Rauchverbot: Kalt erwischt
Der Sage Club ist Vorreiter beim Schutz der Nichtraucher. Doch die erste Party der qualmfreien Zeit hat gezeigt: Es gibt Widerstand.
In der Dunkelheit der Tanzfläche glimmt immer wieder ein helles Leuchten auf. Erst vereinzelt und verschämt in der Ecke, dann immer mehr und offen auf der Tanzfläche. Einzelne Rauchschwaden steigen hoch. Ein Gast sieht die anderen ihre Zigaretten anzünden und sagt: „Wenn die das machen, kann ich das auch.“ Der Unterschied in der Luft wird zunehmend spürbar. Vorher lag ein leichter Alkoholgeruch in der Luft, aber das Atmen fiel deutlich leichter. „Sage Club“- Betreiber Sascha Disselkamp sagte schon vor Beginn: „Wir stehen nicht daneben und werfen Leute raus. Wir weisen höchstens darauf hin.“
Das Management hatte sich – im Gegensatz zum überwiegenden Teil der Branche – auf die qualmfreie Zeit vorbereitet. Schilder weisen bei der ersten Party nach Inkrafttreten der neuen Bestimmungen darauf hin, dass man noch im Innenhof qualmen darf. Doch viele Raucher sind zu faul, sich auf den relativ langen Weg dorthin zu machen. Und kalt ist es dort auch noch, trotz aufgestellter Heizpilze. Zwei, die sich nicht abschrecken lassen, sind Tina und Sandra. „Das ist furchtbar. Wir haben überlegt, ob wir wieder gehen“, sagt Tina. Dabei haben es die Raucher vergleichsweise komfortabel, und das nicht wegen Heizpilzen und Kickertischen, sondern wegen der Tatsache, dass es den Raucherbereich überhaupt gibt. In anderen Clubs müssen Gäste mangels geeigneter Räumlichkeiten aufs Rauchen verzichten oder vor die Tür gehen – wenn das Rauchverbot nach der Übergangsphase durchgesetzt wird, die am 1. Juli endet.

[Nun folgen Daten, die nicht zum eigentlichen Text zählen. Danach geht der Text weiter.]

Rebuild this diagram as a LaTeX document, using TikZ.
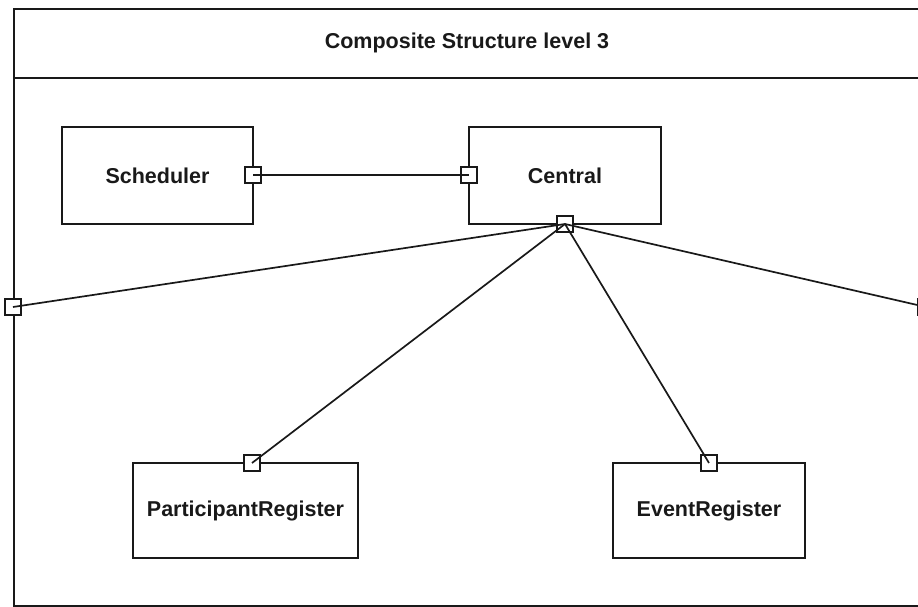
\documentclass[tikz,border=0pt]{standalone}
\usepackage{fontspec}
\setmainfont{Liberation Sans}
\begin{document}
\begin{tikzpicture}[x=1pt,y=-1pt,
  ink/.style={draw=black!90},
  label/.style={font=\bfseries\fontsize{21.5}{25}\selectfont, text=black!90},
  part/.style={ink, label, line width=1.8pt, inner sep=0pt},
  port/.style={ink, fill=white, line width=2pt, minimum size=16pt, inner sep=0pt},
  wire/.style={ink, line width=1.7pt}]
  \useasboundingbox (0,0) rectangle (918,607);
  \clip (0,0) rectangle (918,607);

  % enclosing structure with its title compartment
  \node[ink, line width=2.4pt, minimum width=913pt, minimum height=597pt,
        anchor=north west, inner sep=0pt] (frame) at (13,8) {};
  \coordinate (sepL) at (13,78);
  \coordinate (sepR) at (926,78);
  \draw[ink, line width=2.2pt] (sepL) -- (sepR);
  \node[label] (title) at (467,43) {Composite Structure level 3};

  % parts
  \node[part, minimum width=191pt, minimum height=97pt] (sched) at (157.5,175.5) {Scheduler};
  \node[part, minimum width=192pt, minimum height=97pt] (central) at (565,175.5) {Central};
  \node[part, minimum width=225pt, minimum height=95pt] (preg) at (245.5,510.5) {ParticipantRegister};
  \node[part, minimum width=192pt, minimum height=95pt] (ereg) at (709,510.5) {EventRegister};

  % ports
  \node[port] (sp) at (253,175) {};
  \node[port] (cl) at (469,175) {};
  \node[port] (cb) at (565,224) {};
  \node[port] (lp) at (13,307) {};
  \node[port] (rp) at (926,307) {};
  \node[port] (pp) at (252,463) {};
  \node[port] (ep) at (709,463) {};

  % connectors
  \draw[wire] (sp.center) -- (cl.center);
  \draw[wire] (cb.center) -- (lp.center);
  \draw[wire] (cb.center) -- (rp.center);
  \draw[wire] (cb.center) -- (pp.center);
  \draw[wire] (cb.center) -- (ep.center);
\end{tikzpicture}
\end{document}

Solange wollte der ehemalige Raucher und heute passionierte Nichtraucher Disselkamp nicht warten. „Du musst dir nur mal unsere Abluftanlage anschauen. Die ist schwarz. Das Ding trieft vor Teer“, sagt er. Er sitzt im noch leeren Separée im Keller des Clubs. Aschenbecher sucht man hier, wie auch in den anderen Räumen vergebens. Als ein Discjockey hereinkommt, macht Disselkamp eine klare Ansage: „Es geht nicht, dass der DJ mit einer Kippe im Mund hinter seinem Pult steht. Du musst schauen, wie du dir das mit den Pausen einteilen kannst.“ Der DJ nickt. Eine Barfrau dagegen zeigt wenig Verständnis. „Wer ausgeht, ist über 18, trinkt harten Alkohol und nimmt womöglich auch Drogen. Die laute Musik schädigt das Gehör. Und dann soll man nicht rauchen dürfen“, ereifert sie sich. Dabei geht es beim Rauchberbot auch um ihr Wohl. Clubchef Disselkamp erinnert daran, dass viele seiner Angestellten fast jede Nacht arbeiten. „Welche Branche lässt das zu, dass ihre Angestellten so vollgequalmt werden?“ fragt er. Als Vorsitzender der Clubcommission, einer Art Interessensvertretung der Berliner Diskobetreiber, hat er sich deshalb vehement für das Rauchverbot eingesetzt.
Auch Nichtraucher solidarisieren sich mit den frierenden Rauchern, die längst nicht mehr alle unter den Heizpilzen Platz finden. „Mir ist das egal“, sagt der 18-jährige Nikos, neben dem ein Freund gerade eine Zigarette anzündet. Rauchen sei eben eine soziale Sache, erklärt sich das Phänomen die 26-jährige Cat, die selber eine Kippe im Mundwinkel hat. Und auch Disselkamp weiß, dass Nichtraucher eher den Rauchern in Clubs folgen würden als anderhersrum. Deswegen hält er die gesetzliche Regelung für nötig. „Der freie Markt kann das nicht regeln. Als Gastronom kann ich es mir nicht leisten, gut die Hälfte meiner potenziellen Gäste auszuschließen.“ Er erwartet, dass das Verbot akzeptiert wird.
Im Sage Club formiert sich derweil eine andere Protest-Fraktion: Die nichtrauchenden Kickerspieler murren. „Draußen ist es viel zu kalt“, beklagt sich die 30-jährige Steffi. Denn früher standen die Kickertische drinnen. Im Warmen.